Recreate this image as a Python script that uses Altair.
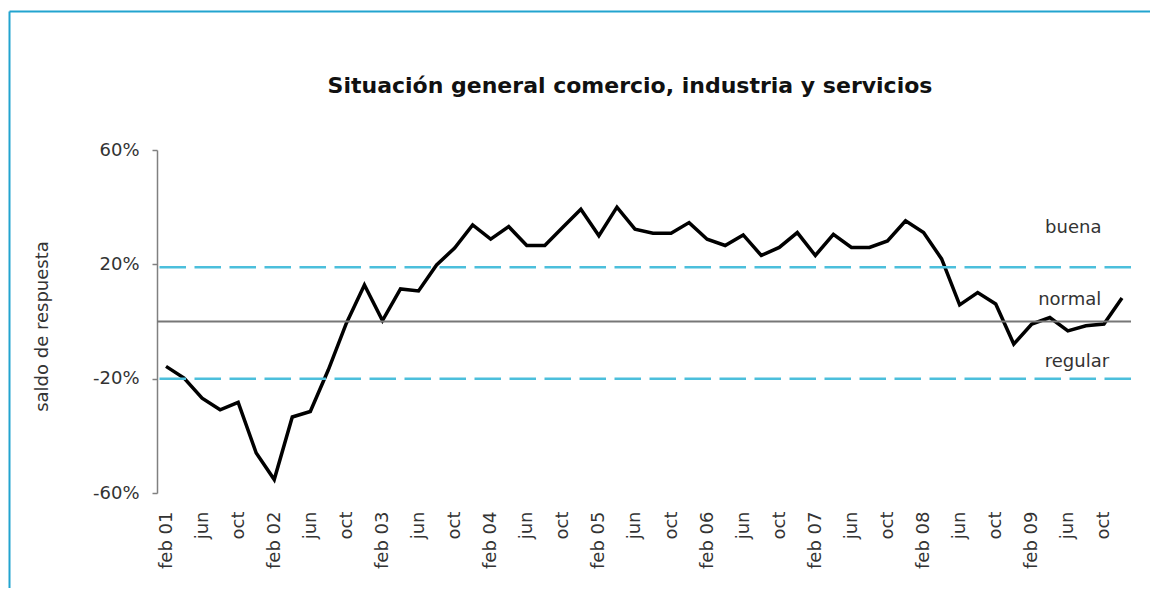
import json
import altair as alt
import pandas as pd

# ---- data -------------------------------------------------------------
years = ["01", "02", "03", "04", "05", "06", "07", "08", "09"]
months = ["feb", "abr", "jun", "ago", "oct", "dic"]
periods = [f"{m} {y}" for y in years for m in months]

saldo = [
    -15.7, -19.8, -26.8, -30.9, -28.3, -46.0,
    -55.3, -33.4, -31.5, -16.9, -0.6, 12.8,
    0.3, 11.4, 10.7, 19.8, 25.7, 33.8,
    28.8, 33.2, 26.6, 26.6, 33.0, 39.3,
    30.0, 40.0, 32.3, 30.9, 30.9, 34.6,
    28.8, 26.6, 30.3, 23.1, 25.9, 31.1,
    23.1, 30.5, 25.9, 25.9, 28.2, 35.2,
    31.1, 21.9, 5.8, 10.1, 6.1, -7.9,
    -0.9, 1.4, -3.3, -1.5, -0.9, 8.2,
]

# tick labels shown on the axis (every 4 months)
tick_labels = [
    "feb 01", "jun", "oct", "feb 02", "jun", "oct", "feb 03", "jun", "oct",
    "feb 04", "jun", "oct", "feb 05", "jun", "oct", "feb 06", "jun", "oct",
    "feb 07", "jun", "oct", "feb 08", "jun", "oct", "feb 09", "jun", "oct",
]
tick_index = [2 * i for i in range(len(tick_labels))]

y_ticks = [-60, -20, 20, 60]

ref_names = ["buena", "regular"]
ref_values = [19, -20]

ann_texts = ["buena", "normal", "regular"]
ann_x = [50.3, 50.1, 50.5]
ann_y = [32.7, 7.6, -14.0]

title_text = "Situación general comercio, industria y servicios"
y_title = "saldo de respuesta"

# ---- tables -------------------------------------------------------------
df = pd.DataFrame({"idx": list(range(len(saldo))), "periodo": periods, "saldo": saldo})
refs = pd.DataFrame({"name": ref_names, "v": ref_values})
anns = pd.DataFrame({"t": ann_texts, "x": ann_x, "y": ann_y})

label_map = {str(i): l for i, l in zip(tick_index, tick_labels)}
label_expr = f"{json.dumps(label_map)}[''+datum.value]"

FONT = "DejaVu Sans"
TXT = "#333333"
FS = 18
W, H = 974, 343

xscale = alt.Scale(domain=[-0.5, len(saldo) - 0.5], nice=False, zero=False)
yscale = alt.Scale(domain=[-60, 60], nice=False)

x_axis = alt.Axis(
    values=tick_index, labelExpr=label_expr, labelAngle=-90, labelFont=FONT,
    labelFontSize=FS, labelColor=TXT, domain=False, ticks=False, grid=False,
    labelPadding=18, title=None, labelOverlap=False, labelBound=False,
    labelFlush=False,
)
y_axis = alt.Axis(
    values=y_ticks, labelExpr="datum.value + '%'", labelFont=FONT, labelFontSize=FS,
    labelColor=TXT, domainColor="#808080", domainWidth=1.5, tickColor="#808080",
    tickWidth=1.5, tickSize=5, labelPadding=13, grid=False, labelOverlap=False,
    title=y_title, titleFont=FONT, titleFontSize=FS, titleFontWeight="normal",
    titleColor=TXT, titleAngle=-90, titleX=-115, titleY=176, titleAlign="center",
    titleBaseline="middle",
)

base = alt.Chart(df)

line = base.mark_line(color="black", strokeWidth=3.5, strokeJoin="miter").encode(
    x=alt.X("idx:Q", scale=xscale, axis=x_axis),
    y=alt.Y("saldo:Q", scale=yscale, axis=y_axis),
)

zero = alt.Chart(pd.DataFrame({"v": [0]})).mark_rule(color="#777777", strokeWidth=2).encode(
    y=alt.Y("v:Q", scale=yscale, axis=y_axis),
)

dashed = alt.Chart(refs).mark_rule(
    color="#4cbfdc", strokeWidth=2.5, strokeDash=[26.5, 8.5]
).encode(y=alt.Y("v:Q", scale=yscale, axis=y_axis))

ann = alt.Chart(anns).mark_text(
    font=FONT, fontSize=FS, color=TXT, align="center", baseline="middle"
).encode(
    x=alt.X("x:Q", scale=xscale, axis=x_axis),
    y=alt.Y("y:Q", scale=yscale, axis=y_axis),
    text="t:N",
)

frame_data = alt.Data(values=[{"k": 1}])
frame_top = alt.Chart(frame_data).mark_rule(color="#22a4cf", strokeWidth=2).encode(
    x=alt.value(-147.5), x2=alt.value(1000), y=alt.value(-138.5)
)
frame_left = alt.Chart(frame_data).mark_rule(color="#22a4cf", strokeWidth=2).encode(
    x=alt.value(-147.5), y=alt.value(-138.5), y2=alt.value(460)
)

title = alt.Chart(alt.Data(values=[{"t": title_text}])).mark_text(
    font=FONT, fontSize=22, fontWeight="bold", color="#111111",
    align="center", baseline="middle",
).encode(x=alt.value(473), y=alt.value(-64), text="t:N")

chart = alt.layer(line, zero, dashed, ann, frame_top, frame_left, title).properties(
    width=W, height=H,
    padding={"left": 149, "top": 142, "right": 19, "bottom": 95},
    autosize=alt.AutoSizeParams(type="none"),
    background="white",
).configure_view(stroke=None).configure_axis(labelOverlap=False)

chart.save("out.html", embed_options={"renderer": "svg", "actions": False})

════════════════

Requirement
From the first line above through the line containing "yscale = alt.Scale(domain=[-60, 60], nice=False)", copy everything exactly, without the pictures.

Exercise answer
Recreate this image as a Python script that uses Altair.
import json
import altair as alt
import pandas as pd

# ---- data -------------------------------------------------------------
years = ["01", "02", "03", "04", "05", "06", "07", "08", "09"]
months = ["feb", "abr", "jun", "ago", "oct", "dic"]
periods = [f"{m} {y}" for y in years for m in months]

saldo = [
    -15.7, -19.8, -26.8, -30.9, -28.3, -46.0,
    -55.3, -33.4, -31.5, -16.9, -0.6, 12.8,
    0.3, 11.4, 10.7, 19.8, 25.7, 33.8,
    28.8, 33.2, 26.6, 26.6, 33.0, 39.3,
    30.0, 40.0, 32.3, 30.9, 30.9, 34.6,
    28.8, 26.6, 30.3, 23.1, 25.9, 31.1,
    23.1, 30.5, 25.9, 25.9, 28.2, 35.2,
    31.1, 21.9, 5.8, 10.1, 6.1, -7.9,
    -0.9, 1.4, -3.3, -1.5, -0.9, 8.2,
]

# tick labels shown on the axis (every 4 months)
tick_labels = [
    "feb 01", "jun", "oct", "feb 02", "jun", "oct", "feb 03", "jun", "oct",
    "feb 04", "jun", "oct", "feb 05", "jun", "oct", "feb 06", "jun", "oct",
    "feb 07", "jun", "oct", "feb 08", "jun", "oct", "feb 09", "jun", "oct",
]
tick_index = [2 * i for i in range(len(tick_labels))]

y_ticks = [-60, -20, 20, 60]

ref_names = ["buena", "regular"]
ref_values = [19, -20]

ann_texts = ["buena", "normal", "regular"]
ann_x = [50.3, 50.1, 50.5]
ann_y = [32.7, 7.6, -14.0]

title_text = "Situación general comercio, industria y servicios"
y_title = "saldo de respuesta"

# ---- tables -------------------------------------------------------------
df = pd.DataFrame({"idx": list(range(len(saldo))), "periodo": periods, "saldo": saldo})
refs = pd.DataFrame({"name": ref_names, "v": ref_values})
anns = pd.DataFrame({"t": ann_texts, "x": ann_x, "y": ann_y})

label_map = {str(i): l for i, l in zip(tick_index, tick_labels)}
label_expr = f"{json.dumps(label_map)}[''+datum.value]"

FONT = "DejaVu Sans"
TXT = "#333333"
FS = 18
W, H = 974, 343

xscale = alt.Scale(domain=[-0.5, len(saldo) - 0.5], nice=False, zero=False)
yscale = alt.Scale(domain=[-60, 60], nice=False)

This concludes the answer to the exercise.